WORK TO BE COMPLETED: Count up the lines in the following listing that hold the word "this", then give only that count.

━━━━━ DATA ━━━━━

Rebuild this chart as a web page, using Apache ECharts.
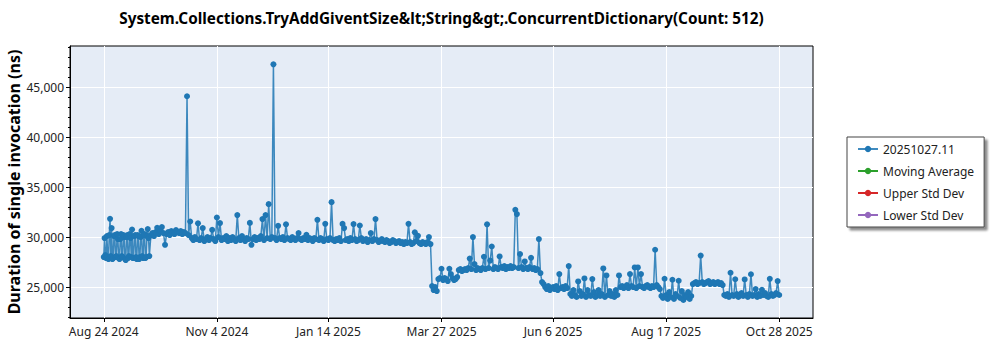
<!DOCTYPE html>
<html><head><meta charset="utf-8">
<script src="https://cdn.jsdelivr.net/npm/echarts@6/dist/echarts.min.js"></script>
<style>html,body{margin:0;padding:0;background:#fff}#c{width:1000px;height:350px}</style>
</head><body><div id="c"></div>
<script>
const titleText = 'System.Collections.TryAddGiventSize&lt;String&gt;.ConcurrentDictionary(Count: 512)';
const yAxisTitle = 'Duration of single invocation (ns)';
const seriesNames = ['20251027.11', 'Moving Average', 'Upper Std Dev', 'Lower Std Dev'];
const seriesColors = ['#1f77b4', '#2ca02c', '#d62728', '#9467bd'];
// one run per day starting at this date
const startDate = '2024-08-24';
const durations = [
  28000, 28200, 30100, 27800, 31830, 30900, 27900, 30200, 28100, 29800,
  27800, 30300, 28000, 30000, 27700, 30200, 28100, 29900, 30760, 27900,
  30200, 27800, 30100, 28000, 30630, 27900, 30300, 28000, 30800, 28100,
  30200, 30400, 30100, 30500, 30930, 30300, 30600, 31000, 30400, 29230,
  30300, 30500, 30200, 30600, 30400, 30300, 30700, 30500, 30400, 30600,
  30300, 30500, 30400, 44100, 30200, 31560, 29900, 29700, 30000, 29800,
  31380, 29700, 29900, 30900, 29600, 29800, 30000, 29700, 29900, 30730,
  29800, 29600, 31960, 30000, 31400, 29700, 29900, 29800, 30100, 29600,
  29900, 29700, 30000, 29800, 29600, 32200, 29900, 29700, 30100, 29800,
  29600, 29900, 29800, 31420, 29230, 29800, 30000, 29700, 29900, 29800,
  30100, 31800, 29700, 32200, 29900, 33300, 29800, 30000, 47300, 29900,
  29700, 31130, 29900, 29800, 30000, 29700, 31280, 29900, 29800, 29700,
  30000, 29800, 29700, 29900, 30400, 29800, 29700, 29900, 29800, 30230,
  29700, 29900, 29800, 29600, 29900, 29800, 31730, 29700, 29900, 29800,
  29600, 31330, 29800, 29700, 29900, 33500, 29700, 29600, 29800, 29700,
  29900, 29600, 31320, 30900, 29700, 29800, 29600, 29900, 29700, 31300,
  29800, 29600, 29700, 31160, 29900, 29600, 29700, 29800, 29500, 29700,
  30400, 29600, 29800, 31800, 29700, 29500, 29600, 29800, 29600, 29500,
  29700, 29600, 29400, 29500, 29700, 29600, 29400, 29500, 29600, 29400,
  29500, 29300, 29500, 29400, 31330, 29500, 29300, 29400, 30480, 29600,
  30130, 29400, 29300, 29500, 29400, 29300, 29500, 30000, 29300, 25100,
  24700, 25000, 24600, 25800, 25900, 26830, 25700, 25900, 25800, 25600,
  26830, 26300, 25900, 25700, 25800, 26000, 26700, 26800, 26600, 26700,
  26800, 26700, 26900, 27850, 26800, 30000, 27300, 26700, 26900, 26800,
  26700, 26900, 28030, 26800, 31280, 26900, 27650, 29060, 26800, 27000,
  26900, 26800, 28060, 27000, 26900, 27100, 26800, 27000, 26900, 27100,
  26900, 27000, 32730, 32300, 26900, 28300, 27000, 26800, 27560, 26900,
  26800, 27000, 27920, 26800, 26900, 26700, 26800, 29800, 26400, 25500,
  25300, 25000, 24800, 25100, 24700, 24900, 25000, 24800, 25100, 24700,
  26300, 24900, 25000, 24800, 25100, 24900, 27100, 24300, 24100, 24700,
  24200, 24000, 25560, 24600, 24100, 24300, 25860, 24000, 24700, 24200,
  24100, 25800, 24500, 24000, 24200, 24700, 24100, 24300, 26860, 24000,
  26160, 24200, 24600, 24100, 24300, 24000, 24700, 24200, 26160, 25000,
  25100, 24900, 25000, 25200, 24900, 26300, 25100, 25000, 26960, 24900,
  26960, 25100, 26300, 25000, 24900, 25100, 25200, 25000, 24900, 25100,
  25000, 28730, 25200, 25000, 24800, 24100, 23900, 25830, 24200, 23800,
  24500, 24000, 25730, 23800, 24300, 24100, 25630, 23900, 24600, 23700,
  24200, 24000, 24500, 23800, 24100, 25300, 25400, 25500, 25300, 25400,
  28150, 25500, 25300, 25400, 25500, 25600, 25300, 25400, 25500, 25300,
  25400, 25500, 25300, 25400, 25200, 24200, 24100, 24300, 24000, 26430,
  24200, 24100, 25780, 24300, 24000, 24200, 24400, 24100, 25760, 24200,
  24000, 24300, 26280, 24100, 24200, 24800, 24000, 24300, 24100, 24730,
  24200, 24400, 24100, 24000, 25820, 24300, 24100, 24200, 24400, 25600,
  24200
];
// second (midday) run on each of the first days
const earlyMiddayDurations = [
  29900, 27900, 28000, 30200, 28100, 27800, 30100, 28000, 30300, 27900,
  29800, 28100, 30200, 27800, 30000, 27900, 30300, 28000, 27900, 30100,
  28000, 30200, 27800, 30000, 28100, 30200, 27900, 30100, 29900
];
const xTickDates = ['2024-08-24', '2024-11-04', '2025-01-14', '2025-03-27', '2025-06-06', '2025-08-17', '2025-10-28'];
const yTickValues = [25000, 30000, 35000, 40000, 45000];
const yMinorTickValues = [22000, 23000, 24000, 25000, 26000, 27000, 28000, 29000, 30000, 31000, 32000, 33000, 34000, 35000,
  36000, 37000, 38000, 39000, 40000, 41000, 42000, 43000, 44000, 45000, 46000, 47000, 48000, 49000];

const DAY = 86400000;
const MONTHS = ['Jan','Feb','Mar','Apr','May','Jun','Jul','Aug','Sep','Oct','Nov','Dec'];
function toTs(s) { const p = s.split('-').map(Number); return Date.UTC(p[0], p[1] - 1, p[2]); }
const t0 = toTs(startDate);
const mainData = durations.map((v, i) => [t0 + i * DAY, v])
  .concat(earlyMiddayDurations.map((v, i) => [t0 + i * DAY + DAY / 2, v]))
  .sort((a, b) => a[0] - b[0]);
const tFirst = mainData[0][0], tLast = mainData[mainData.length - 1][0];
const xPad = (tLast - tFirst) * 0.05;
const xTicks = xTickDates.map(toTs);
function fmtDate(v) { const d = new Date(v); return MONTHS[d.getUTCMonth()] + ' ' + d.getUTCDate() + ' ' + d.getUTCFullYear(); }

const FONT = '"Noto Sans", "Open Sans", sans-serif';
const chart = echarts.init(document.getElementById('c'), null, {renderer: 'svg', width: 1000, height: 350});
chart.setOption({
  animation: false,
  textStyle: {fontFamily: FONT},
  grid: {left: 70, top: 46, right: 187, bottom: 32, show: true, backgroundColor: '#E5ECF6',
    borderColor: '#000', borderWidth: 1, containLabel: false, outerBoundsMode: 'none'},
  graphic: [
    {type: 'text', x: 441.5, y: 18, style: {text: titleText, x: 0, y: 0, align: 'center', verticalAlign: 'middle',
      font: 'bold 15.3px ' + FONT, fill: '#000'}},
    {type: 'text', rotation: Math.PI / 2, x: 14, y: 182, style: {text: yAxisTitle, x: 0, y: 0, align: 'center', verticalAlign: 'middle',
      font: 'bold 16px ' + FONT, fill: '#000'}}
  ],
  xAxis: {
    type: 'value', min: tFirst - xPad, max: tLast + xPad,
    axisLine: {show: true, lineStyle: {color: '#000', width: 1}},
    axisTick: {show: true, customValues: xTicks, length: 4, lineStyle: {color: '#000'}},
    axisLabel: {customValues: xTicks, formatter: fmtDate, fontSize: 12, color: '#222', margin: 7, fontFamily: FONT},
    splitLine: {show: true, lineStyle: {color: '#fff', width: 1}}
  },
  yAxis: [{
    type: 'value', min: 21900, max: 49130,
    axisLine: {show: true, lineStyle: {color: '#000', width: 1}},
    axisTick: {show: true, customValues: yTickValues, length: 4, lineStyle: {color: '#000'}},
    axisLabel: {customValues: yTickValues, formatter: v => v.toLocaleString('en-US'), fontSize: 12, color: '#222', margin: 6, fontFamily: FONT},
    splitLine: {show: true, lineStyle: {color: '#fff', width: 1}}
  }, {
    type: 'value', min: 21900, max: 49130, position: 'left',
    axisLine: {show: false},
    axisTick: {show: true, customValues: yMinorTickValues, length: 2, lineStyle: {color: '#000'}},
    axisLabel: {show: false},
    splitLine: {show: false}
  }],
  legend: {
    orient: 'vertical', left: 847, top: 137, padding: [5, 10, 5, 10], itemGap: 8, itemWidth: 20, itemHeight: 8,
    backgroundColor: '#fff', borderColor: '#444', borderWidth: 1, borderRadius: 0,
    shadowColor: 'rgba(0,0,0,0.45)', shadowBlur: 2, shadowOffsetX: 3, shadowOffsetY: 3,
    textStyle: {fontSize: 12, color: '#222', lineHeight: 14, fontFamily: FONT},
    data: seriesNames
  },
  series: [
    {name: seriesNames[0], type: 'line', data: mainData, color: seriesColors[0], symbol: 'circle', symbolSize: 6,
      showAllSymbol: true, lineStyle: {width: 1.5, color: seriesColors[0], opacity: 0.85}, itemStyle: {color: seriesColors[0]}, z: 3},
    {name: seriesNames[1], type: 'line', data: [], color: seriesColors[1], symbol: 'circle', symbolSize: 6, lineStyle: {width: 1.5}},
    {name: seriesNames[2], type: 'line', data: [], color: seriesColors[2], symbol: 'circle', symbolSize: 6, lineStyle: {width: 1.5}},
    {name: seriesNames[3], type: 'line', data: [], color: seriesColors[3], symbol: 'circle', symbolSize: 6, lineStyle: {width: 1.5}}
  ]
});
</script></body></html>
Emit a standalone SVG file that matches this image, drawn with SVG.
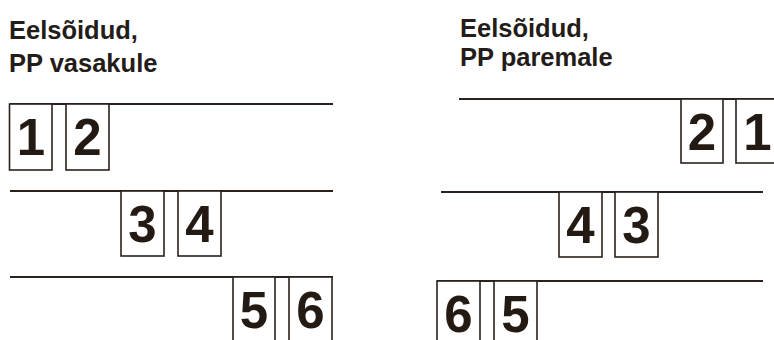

━━━━━

RESULT: 3